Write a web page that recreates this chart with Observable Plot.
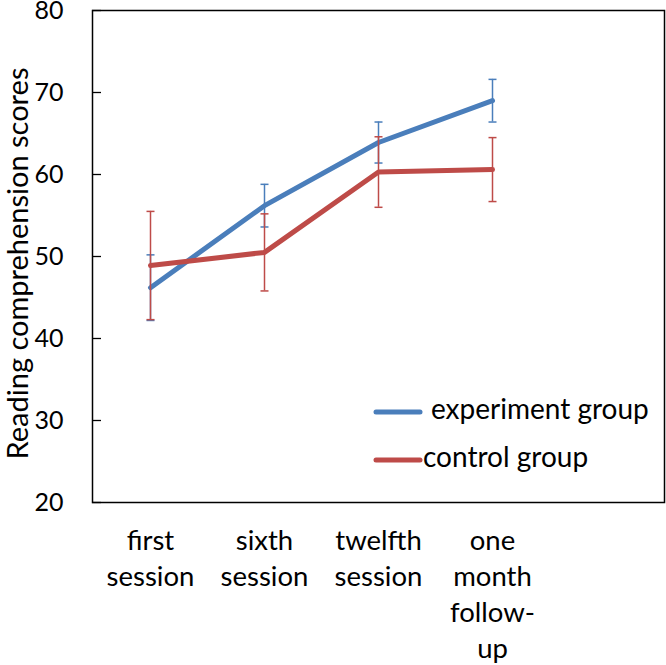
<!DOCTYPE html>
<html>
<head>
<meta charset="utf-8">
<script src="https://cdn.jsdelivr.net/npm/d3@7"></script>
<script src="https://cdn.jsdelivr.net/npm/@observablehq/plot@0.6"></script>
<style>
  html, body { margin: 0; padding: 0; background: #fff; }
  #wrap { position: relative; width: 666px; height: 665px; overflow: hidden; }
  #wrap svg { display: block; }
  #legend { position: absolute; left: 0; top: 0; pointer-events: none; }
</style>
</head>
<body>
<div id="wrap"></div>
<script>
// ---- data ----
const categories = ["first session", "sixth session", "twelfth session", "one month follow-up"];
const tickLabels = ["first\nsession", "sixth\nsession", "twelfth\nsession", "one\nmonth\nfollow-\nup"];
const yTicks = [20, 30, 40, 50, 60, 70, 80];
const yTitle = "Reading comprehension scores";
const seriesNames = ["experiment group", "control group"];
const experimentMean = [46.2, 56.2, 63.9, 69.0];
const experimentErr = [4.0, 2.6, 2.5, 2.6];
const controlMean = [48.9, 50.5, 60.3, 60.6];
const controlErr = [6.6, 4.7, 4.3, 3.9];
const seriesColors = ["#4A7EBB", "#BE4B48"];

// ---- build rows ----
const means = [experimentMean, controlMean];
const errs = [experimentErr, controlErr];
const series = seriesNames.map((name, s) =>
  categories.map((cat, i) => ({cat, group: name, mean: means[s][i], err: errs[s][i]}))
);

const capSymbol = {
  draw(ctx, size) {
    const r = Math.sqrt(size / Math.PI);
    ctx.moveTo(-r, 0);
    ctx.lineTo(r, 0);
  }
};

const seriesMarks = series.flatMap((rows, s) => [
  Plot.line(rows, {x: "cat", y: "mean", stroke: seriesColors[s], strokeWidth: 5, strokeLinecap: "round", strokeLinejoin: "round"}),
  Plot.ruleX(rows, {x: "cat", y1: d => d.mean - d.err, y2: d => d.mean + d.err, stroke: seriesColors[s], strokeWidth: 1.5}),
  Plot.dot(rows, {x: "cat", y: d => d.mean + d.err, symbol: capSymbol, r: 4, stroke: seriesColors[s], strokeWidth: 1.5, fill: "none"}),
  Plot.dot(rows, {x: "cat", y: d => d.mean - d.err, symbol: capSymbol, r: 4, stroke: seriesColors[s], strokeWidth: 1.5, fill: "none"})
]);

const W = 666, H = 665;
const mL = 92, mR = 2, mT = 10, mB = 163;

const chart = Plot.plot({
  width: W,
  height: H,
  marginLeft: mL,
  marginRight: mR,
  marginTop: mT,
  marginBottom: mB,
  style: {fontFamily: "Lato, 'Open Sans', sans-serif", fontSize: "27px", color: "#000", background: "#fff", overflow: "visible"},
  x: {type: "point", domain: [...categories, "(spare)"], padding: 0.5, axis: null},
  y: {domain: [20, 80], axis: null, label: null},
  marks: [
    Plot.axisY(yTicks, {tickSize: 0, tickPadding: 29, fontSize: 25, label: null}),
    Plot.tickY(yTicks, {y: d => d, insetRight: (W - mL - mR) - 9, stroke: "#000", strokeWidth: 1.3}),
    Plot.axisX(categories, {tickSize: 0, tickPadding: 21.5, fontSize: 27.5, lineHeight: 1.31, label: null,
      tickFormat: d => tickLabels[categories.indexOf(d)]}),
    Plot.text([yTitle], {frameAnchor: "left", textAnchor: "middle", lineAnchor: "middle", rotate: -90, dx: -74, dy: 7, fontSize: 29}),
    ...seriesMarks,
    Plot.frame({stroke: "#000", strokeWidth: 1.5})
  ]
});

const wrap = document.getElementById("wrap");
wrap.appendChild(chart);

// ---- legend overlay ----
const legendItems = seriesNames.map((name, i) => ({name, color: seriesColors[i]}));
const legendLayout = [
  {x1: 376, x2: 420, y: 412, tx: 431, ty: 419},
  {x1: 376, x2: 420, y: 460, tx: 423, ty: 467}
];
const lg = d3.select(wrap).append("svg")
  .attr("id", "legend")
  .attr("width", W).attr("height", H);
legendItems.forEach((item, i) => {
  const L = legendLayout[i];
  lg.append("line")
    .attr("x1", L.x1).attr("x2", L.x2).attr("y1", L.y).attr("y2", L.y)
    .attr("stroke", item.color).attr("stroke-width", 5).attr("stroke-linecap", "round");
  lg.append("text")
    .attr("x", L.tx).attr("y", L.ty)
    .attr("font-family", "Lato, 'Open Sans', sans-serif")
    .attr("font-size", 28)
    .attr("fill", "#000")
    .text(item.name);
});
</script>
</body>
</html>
-=-=-=-=-
The material above must be printed exactly, with its pictures left out.

** EXERCISE OUTPUT **
Write a web page that recreates this chart with Observable Plot.
<!DOCTYPE html>
<html>
<head>
<meta charset="utf-8">
<script src="https://cdn.jsdelivr.net/npm/d3@7"></script>
<script src="https://cdn.jsdelivr.net/npm/@observablehq/plot@0.6"></script>
<style>
  html, body { margin: 0; padding: 0; background: #fff; }
  #wrap { position: relative; width: 666px; height: 665px; overflow: hidden; }
  #wrap svg { display: block; }
  #legend { position: absolute; left: 0; top: 0; pointer-events: none; }
</style>
</head>
<body>
<div id="wrap"></div>
<script>
// ---- data ----
const categories = ["first session", "sixth session", "twelfth session", "one month follow-up"];
const tickLabels = ["first\nsession", "sixth\nsession", "twelfth\nsession", "one\nmonth\nfollow-\nup"];
const yTicks = [20, 30, 40, 50, 60, 70, 80];
const yTitle = "Reading comprehension scores";
const seriesNames = ["experiment group", "control group"];
const experimentMean = [46.2, 56.2, 63.9, 69.0];
const experimentErr = [4.0, 2.6, 2.5, 2.6];
const controlMean = [48.9, 50.5, 60.3, 60.6];
const controlErr = [6.6, 4.7, 4.3, 3.9];
const seriesColors = ["#4A7EBB", "#BE4B48"];

// ---- build rows ----
const means = [experimentMean, controlMean];
const errs = [experimentErr, controlErr];
const series = seriesNames.map((name, s) =>
  categories.map((cat, i) => ({cat, group: name, mean: means[s][i], err: errs[s][i]}))
);

const capSymbol = {
  draw(ctx, size) {
    const r = Math.sqrt(size / Math.PI);
    ctx.moveTo(-r, 0);
    ctx.lineTo(r, 0);
  }
};

const seriesMarks = series.flatMap((rows, s) => [
  Plot.line(rows, {x: "cat", y: "mean", stroke: seriesColors[s], strokeWidth: 5, strokeLinecap: "round", strokeLinejoin: "round"}),
  Plot.ruleX(rows, {x: "cat", y1: d => d.mean - d.err, y2: d => d.mean + d.err, stroke: seriesColors[s], strokeWidth: 1.5}),
  Plot.dot(rows, {x: "cat", y: d => d.mean + d.err, symbol: capSymbol, r: 4, stroke: seriesColors[s], strokeWidth: 1.5, fill: "none"}),
  Plot.dot(rows, {x: "cat", y: d => d.mean - d.err, symbol: capSymbol, r: 4, stroke: seriesColors[s], strokeWidth: 1.5, fill: "none"})
]);

const W = 666, H = 665;
const mL = 92, mR = 2, mT = 10, mB = 163;

const chart = Plot.plot({
  width: W,
  height: H,
  marginLeft: mL,
  marginRight: mR,
  marginTop: mT,
  marginBottom: mB,
  style: {fontFamily: "Lato, 'Open Sans', sans-serif", fontSize: "27px", color: "#000", background: "#fff", overflow: "visible"},
  x: {type: "point", domain: [...categories, "(spare)"], padding: 0.5, axis: null},
  y: {domain: [20, 80], axis: null, label: null},
  marks: [
    Plot.axisY(yTicks, {tickSize: 0, tickPadding: 29, fontSize: 25, label: null}),
    Plot.tickY(yTicks, {y: d => d, insetRight: (W - mL - mR) - 9, stroke: "#000", strokeWidth: 1.3}),
    Plot.axisX(categories, {tickSize: 0, tickPadding: 21.5, fontSize: 27.5, lineHeight: 1.31, label: null,
      tickFormat: d => tickLabels[categories.indexOf(d)]}),
    Plot.text([yTitle], {frameAnchor: "left", textAnchor: "middle", lineAnchor: "middle", rotate: -90, dx: -74, dy: 7, fontSize: 29}),
    ...seriesMarks,
    Plot.frame({stroke: "#000", strokeWidth: 1.5})
  ]
});

const wrap = document.getElementById("wrap");
wrap.appendChild(chart);

// ---- legend overlay ----
const legendItems = seriesNames.map((name, i) => ({name, color: seriesColors[i]}));
const legendLayout = [
  {x1: 376, x2: 420, y: 412, tx: 431, ty: 419},
  {x1: 376, x2: 420, y: 460, tx: 423, ty: 467}
];
const lg = d3.select(wrap).append("svg")
  .attr("id", "legend")
  .attr("width", W).attr("height", H);
legendItems.forEach((item, i) => {
  const L = legendLayout[i];
  lg.append("line")
    .attr("x1", L.x1).attr("x2", L.x2).attr("y1", L.y).attr("y2", L.y)
    .attr("stroke", item.color).attr("stroke-width", 5).attr("stroke-linecap", "round");
  lg.append("text")
    .attr("x", L.tx).attr("y", L.ty)
    .attr("font-family", "Lato, 'Open Sans', sans-serif")
    .attr("font-size", 28)
    .attr("fill", "#000")
    .text(item.name);
});
</script>
</body>
</html>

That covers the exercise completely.